The map of civic entities in Deir Ezzor consists primarily of three actors: the local authorities, represented by the Civic and Legislative Councils; Local CSOs, which are nascent and lack adequate capacities, and INGOs and donors. Additionally, there are several active society members and tribal leaders who are not directly affiliated with these entities.
This study aims to shed a light on the status quo of civic work in Deir Ezzor considering the recent changes on the political and military level, provide an overview of the opportunities and challenges facing civil society, and provide recommendations
for all actors currently operating or planning to expand their work to the area.
- Raise awareness and conduct advocacy through media and on-the-ground activities to define the role of civil society and lay the groundwork for further effective projects. The civil society space in Deir Ezzor is nascent and immature, and there is a lack of understanding about the role CSOs play
in society. This awareness will be important particularly for activities conducted by CSOs outside the essential services and small-scale humanitarian work sector. This will allow CSOs to expand in the future to meet needs identified by the local community and support the general development of the region.
- Increase coordination and efforts to strengthen relationships amongst the different stakeholders to overcome the current issue of unfocused efforts and to ensure effective interventions in all sectors. The ongoing lack of coordination demonstrates the importance of efforts that aim to create a suitable environment for dialogue and to bring together different actors to discuss how to address community challenges.
- Provide local CSOs and initiatives with the opportunities to develop their individual and organizational capacities through customized capacity-building programs, workshops, and connections with experts in various relevant fields.
- Support CSOs to conduct further needs assessments in Deir Ezzor province to fully understand the immense needs, the inadequacy of provided services, and the capacity of local actors. Activities implemented by local CSOs are generally driven by donors’ requirements and plans, and not fully based on an accurate needs assessment. Greater attention should be given to conducting these assessments and supporting data-driven proposals by both local and international actors alike to ensure more effective, relevant, and sustainable programming for the region.
- Increase coordination with the Civic Council and provide it with the needed support to ease and accelerate the registration process of newly established CSOs.
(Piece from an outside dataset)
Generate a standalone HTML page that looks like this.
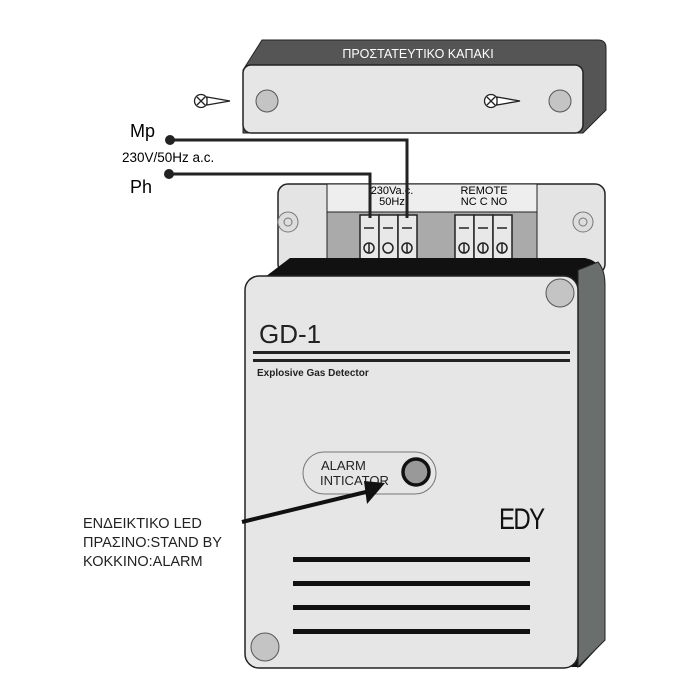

This would have a direct positive impact on the willingness of community key personnel and individual activists to form new initiatives and CSOs, leading to a more diverse and active civil society. A comprehensive and flexible legal framework for civic entities that allows for increased working space with reduced constraints is also needed to encourage CSOs to explore various sectors and expand in terms of size, domain, and effectiveness.
- Establish communication channels to connect local CSOs with donors and INGOs to explore opportunities for collaboration and support, taking into consideration the special characteristics of the region and their emerging challenges and obstacles.